Память моя сохранила несколько эпизодов из ее рассказов, в особенности великолепие субботы и пасхальный вечер в доме ее отца. Я побывал в Бердичеве в начале этого столетия и даже тогда застал еще на железнодорожной станции православных грузчиков, которые изъяснялись на гораздо более чистом идиш, чем я сам, а в говоре их звучал настоящий еврейский распев. Даже и тогда это все еще был самый еврейский город из всех городов Украины, и таким, с еще большей определенностью, был он в дни маминого детства. Дедушка был несомненно человеком просвещенным и прогрессивным и, может статься, даже вольнодумцем, по мнению окружающих, ибо он послал маму в обновленный хедер учиться немецкому языку и западным манерам. Этим манерам обучались с помощью куплетов. Например, если тебя представляли важной даме, следовало сказать:
Мама говорила по-немецки, хотя и с ошибками, и по ее выражениям было заметно, что она учила литературный язык, и любимыми писателями ее юности были Шиллер и еще один автор, ныне забытый в самой Германии, — Цшокке. Русский язык она стала учить только после замужества, видно, из необходимости общаться с прислугой, и, хотя с сестрой и со мной она говорила всю жизнь только на этом языке, она производила решительные разрушения в русской грамматике. Она понимала также древнееврейский язык, язык Пятикнижия и молитвы, и была большим знатоком и немалым педантом во всем, что касалось религиозных установлений и обрядов.
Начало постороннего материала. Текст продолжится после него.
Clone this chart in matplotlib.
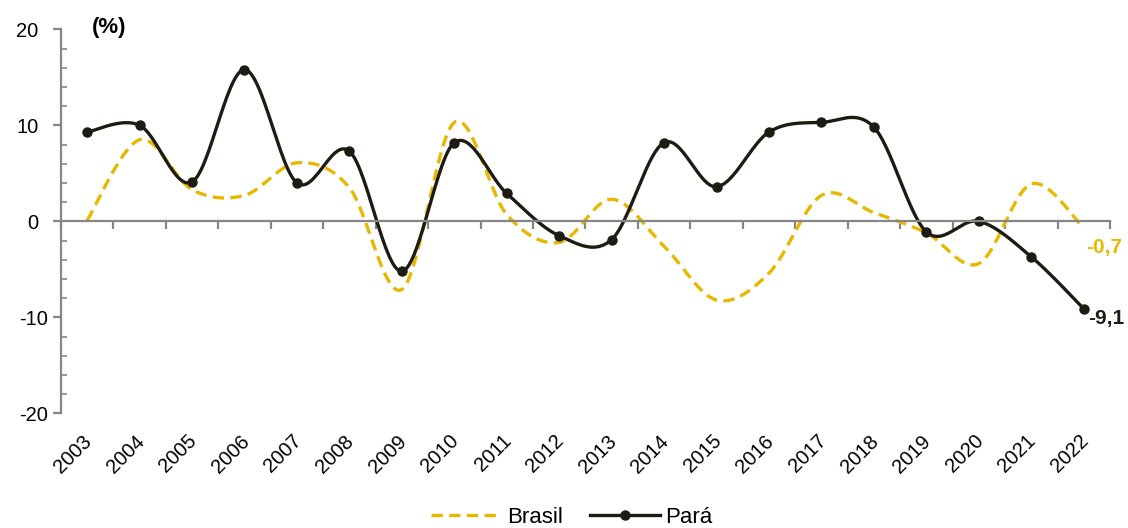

Однажды я спросил маму: «Мы хасиды?» — и она ответила не без раздражения: «А ты что думал — миснагдим?» С тех пор и поныне я себя причисляю к потомственным хасидам. Еще одну решающую вещь узнал я из ее кратких ответов. Было мне тогда лет семь или меньше, и я спросил ее: «А у нас, евреев, тоже будет свое государство?» Она ответила: «Конечно будет, дурачок!» Я не задавал больше этого вопроса, хватило с меня ее ответа.
Кроме сестры Тамары, был у меня еще брат Мирон, или «Митя», первенец в семье. Его я совершенно не помню, потому что он отошел в иной мир, когда я был еще младенцем.
Пока жив был отец, мы не знали нужды, но он умер, когда мне было шесть лет, и мы остались без всяких средств к существованию. Мы едва сводили концы с концами, пока не подросла сестра и не начала, с шестнадцатилетнего возраста, давать уроки; этим она спасла нас от нищеты. Мои воспоминания — воспоминания о лишениях. Жили мы в мансарде, и родители моих богатых товарищей, с которыми я играл во дворе, не позволяли им посещать меня, чтобы к ним не пристал дух бедности, и мама, со рдей стороны, тоже не разрешала мне преступать порога их дома.
Вообще мама слыла гением. После смерти отца, когда она вернулась в Одессу с двумя сиротами, был созван семейный совет в доме ее брата Абрама Зака, чтобы обсудить, что делать с нами, и один из сыновей дяди, процветающий адвокат, высказал такое мнение: «Достаточно у нас образованных, пошли девочку учиться на швейку, а парня научи столярному ремеслу». Совет, быть может, был и не плох, да еще не проникла в те дни идея Umschichtung [букв. переход в другой класс, здесь «пролетаризация». Ред.] в сердца среднего класса, — и с тех пор ни мы не появлялись в доме этого советчика, ни он у нас, и если бы я встретил на улице его жену и сыновей, — а они были самыми близкими нашими родственниками, — то не узнал бы их. Лет двадцать спустя попытался этот племянник заговорить с мамой во дворе синагоги, просил прощения и объяснял, что она не поняла его. Мама отвечала: «Я не сержусь, всего доброго». И прошествовала в женское отделение синагоги.